◆ **Aim**: Return all of the data exactly, with nothing left out but the pictures.

=== Stored data ===

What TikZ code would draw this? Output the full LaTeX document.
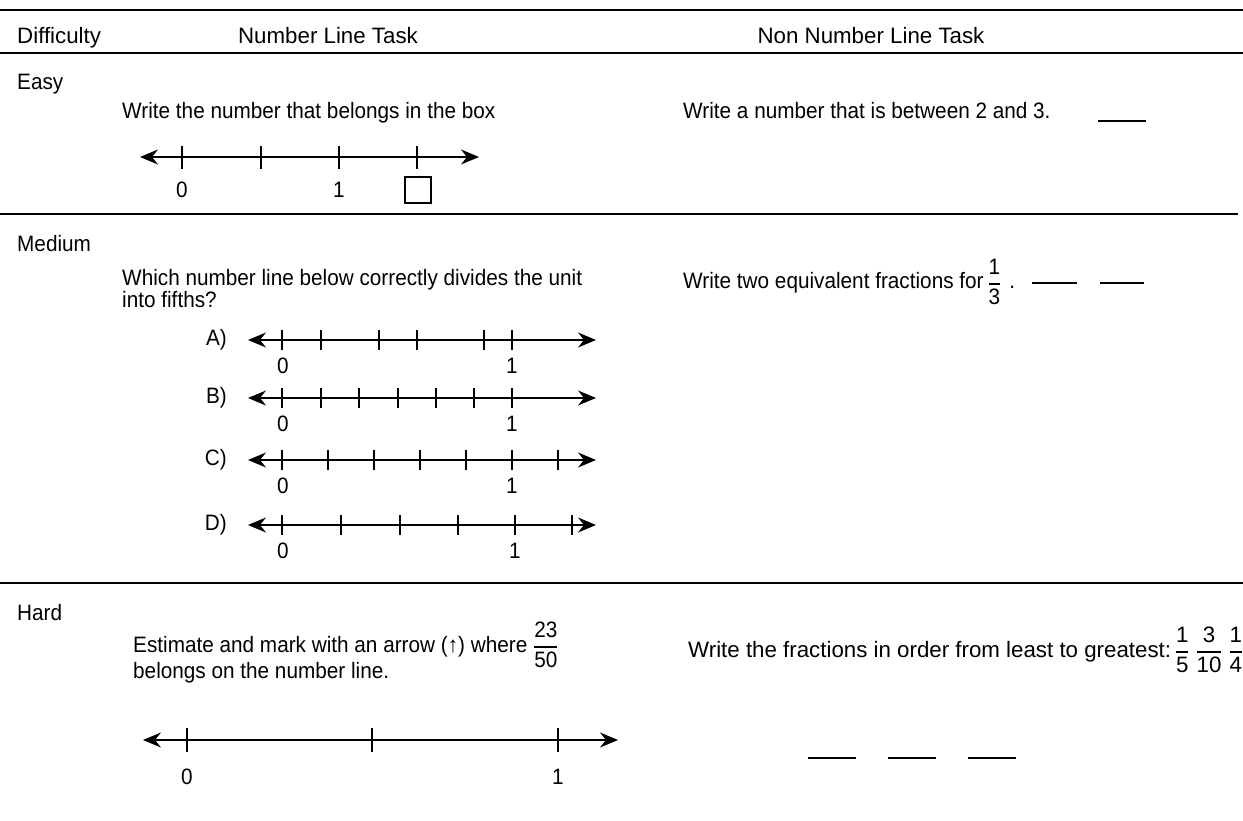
\documentclass[tikz,border=0pt]{standalone}
\usepackage{amsmath}
\usepackage{fontspec}
\setmainfont{Liberation Sans}[FakeStretch=0.93]
\newfontfamily\widefont{Liberation Sans}
\usetikzlibrary{arrows.meta}
\newcommand{\frc}[2]{\genfrac{}{}{1.4pt}{0}{\mbox{#1}}{\mbox{#2}}}

\begin{document}
\begin{tikzpicture}[x=1pt,y=-1pt,
        every node/.style={font=\fontsize{22.3}{26}\selectfont,inner sep=0pt},
        txt/.style={anchor=base west,align=left},
        head/.style={font=\widefont\fontsize{22.3}{26}\selectfont},
        rule/.style={line width=1.8pt},
        numline/.style={line width=1.6pt,{Stealth[length=18pt,width=15pt,inset=6pt]}-{Stealth[length=18pt,width=15pt,inset=6pt]}},
        tickmark/.style={line width=1.6pt},
        answerline/.style={line width=1.8pt}]

    \useasboundingbox (0,0) rectangle (1243,821);

    \draw[rule] (0,10) -- (1243,10);
    \draw[rule] (0,53) -- (1243,53);
    \draw[rule] (0,214) -- (1238,214);
    \draw[rule] (0,583) -- (1243,583);

    \node[txt,head] (diff) at (17,44) {Difficulty};
    \node[anchor=base,head] (nlt) at (328,44) {Number Line Task};
    \node[anchor=base,head] (nnlt) at (871,44) {Non Number Line Task};

    % easy
    \node[txt] (easy) at (17,90) {Easy};
    \node[txt] (easyq) at (122,119) {Write the number that belongs in the box};
    \coordinate (easyL) at (140,157);
    \coordinate (easyR) at (479,157);
    \draw[numline] (easyL) -- (easyR);
    \foreach \x in {182,261,339,417} \draw[tickmark] (\x,146) -- (\x,169);
    \node (easy0) at (182,190) {0};
    \node (easy1) at (339,190) {1};
    \node[draw,line width=1.4pt,minimum size=26pt] (box) at (418,190) {};
    \node[txt] (easyr) at (683,119) {Write a number that is between 2 and 3.};
    \draw[answerline] (1098,121) -- (1146,121);

    % medium
    \node[txt] (med) at (17,252) {Medium};
    \node[txt,font=\fontsize{22.3}{19}\selectfont] (medq) at (122,307) {Which number line below correctly divides the unit\\into fifths?};
    \foreach \lab/\y/\ticks/\one in {A/340/{282,321,379,417,484,512}/512,
                                     B/398/{282,321,359,398,436,474,512}/512,
                                     C/460/{282,328,374,420,466,512,558}/512,
                                     D/525/{282,341,400,458,515,572}/515} {
        \node[anchor=east] (lab\lab) at (227,\y) {\lab)};
        \coordinate (L\lab) at (248,\y);
        \coordinate (R\lab) at (596,\y);
        \draw[numline] (L\lab) -- (R\lab);
        \foreach \x in \ticks \draw[tickmark] (\x,\y-10) -- (\x,\y+10);
        \node (\lab0) at (283,\y+26) {0};
        \node (\lab1) at (\one,\y+26) {1};
    }
    \node[txt] (medr) at (683,289) {Write two equivalent fractions for\,$\frc{1}{3}$\hspace{8pt}.};
    \draw[answerline] (1032,283) -- (1077,283);
    \draw[answerline] (1100,283) -- (1144,283);

    % hard
    \node[txt] (hard) at (17,620) {Hard};
    \node[txt] (hardq) at (133,678) {Estimate and mark with an arrow (↑) where \smash{$\frc{23}{50}$}\\belongs on the number line.};
    \coordinate (hardL) at (143,740);
    \coordinate (hardR) at (618,740);
    \draw[numline] (hardL) -- (hardR);
    \foreach \x in {187,372,558} \draw[tickmark] (\x,728) -- (\x,752);
    \node (hard0) at (187,777) {0};
    \node (hard1) at (558,777) {1};
    \node[txt,head] (hardr) at (688,657) {Write the fractions in order from least to greatest:\,\smash{$\frc15\;\frc{3}{10}\;\frc14$}};
    \draw[answerline] (808,758) -- (856,758);
    \draw[answerline] (888,758) -- (936,758);
    \draw[answerline] (968,758) -- (1016,758);
\end{tikzpicture}
\end{document}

===

◆ **Output for this task**:
What TikZ code would draw this? Output the full LaTeX document.
\documentclass[tikz,border=0pt]{standalone}
\usepackage{amsmath}
\usepackage{fontspec}
\setmainfont{Liberation Sans}[FakeStretch=0.93]
\newfontfamily\widefont{Liberation Sans}
\usetikzlibrary{arrows.meta}
\newcommand{\frc}[2]{\genfrac{}{}{1.4pt}{0}{\mbox{#1}}{\mbox{#2}}}

\begin{document}
\begin{tikzpicture}[x=1pt,y=-1pt,
        every node/.style={font=\fontsize{22.3}{26}\selectfont,inner sep=0pt},
        txt/.style={anchor=base west,align=left},
        head/.style={font=\widefont\fontsize{22.3}{26}\selectfont},
        rule/.style={line width=1.8pt},
        numline/.style={line width=1.6pt,{Stealth[length=18pt,width=15pt,inset=6pt]}-{Stealth[length=18pt,width=15pt,inset=6pt]}},
        tickmark/.style={line width=1.6pt},
        answerline/.style={line width=1.8pt}]

    \useasboundingbox (0,0) rectangle (1243,821);

    \draw[rule] (0,10) -- (1243,10);
    \draw[rule] (0,53) -- (1243,53);
    \draw[rule] (0,214) -- (1238,214);
    \draw[rule] (0,583) -- (1243,583);

    \node[txt,head] (diff) at (17,44) {Difficulty};
    \node[anchor=base,head] (nlt) at (328,44) {Number Line Task};
    \node[anchor=base,head] (nnlt) at (871,44) {Non Number Line Task};

    % easy
    \node[txt] (easy) at (17,90) {Easy};
    \node[txt] (easyq) at (122,119) {Write the number that belongs in the box};
    \coordinate (easyL) at (140,157);
    \coordinate (easyR) at (479,157);
    \draw[numline] (easyL) -- (easyR);
    \foreach \x in {182,261,339,417} \draw[tickmark] (\x,146) -- (\x,169);
    \node (easy0) at (182,190) {0};
    \node (easy1) at (339,190) {1};
    \node[draw,line width=1.4pt,minimum size=26pt] (box) at (418,190) {};
    \node[txt] (easyr) at (683,119) {Write a number that is between 2 and 3.};
    \draw[answerline] (1098,121) -- (1146,121);

    % medium
    \node[txt] (med) at (17,252) {Medium};
    \node[txt,font=\fontsize{22.3}{19}\selectfont] (medq) at (122,307) {Which number line below correctly divides the unit\\into fifths?};
    \foreach \lab/\y/\ticks/\one in {A/340/{282,321,379,417,484,512}/512,
                                     B/398/{282,321,359,398,436,474,512}/512,
                                     C/460/{282,328,374,420,466,512,558}/512,
                                     D/525/{282,341,400,458,515,572}/515} {
        \node[anchor=east] (lab\lab) at (227,\y) {\lab)};
        \coordinate (L\lab) at (248,\y);
        \coordinate (R\lab) at (596,\y);
        \draw[numline] (L\lab) -- (R\lab);
        \foreach \x in \ticks \draw[tickmark] (\x,\y-10) -- (\x,\y+10);
        \node (\lab0) at (283,\y+26) {0};
        \node (\lab1) at (\one,\y+26) {1};
    }
    \node[txt] (medr) at (683,289) {Write two equivalent fractions for\,$\frc{1}{3}$\hspace{8pt}.};
    \draw[answerline] (1032,283) -- (1077,283);
    \draw[answerline] (1100,283) -- (1144,283);

    % hard
    \node[txt] (hard) at (17,620) {Hard};
    \node[txt] (hardq) at (133,678) {Estimate and mark with an arrow (↑) where \smash{$\frc{23}{50}$}\\belongs on the number line.};
    \coordinate (hardL) at (143,740);
    \coordinate (hardR) at (618,740);
    \draw[numline] (hardL) -- (hardR);
    \foreach \x in {187,372,558} \draw[tickmark] (\x,728) -- (\x,752);
    \node (hard0) at (187,777) {0};
    \node (hard1) at (558,777) {1};
    \node[txt,head] (hardr) at (688,657) {Write the fractions in order from least to greatest:\,\smash{$\frc15\;\frc{3}{10}\;\frc14$}};
    \draw[answerline] (808,758) -- (856,758);
    \draw[answerline] (888,758) -- (936,758);
    \draw[answerline] (968,758) -- (1016,758);
\end{tikzpicture}
\end{document}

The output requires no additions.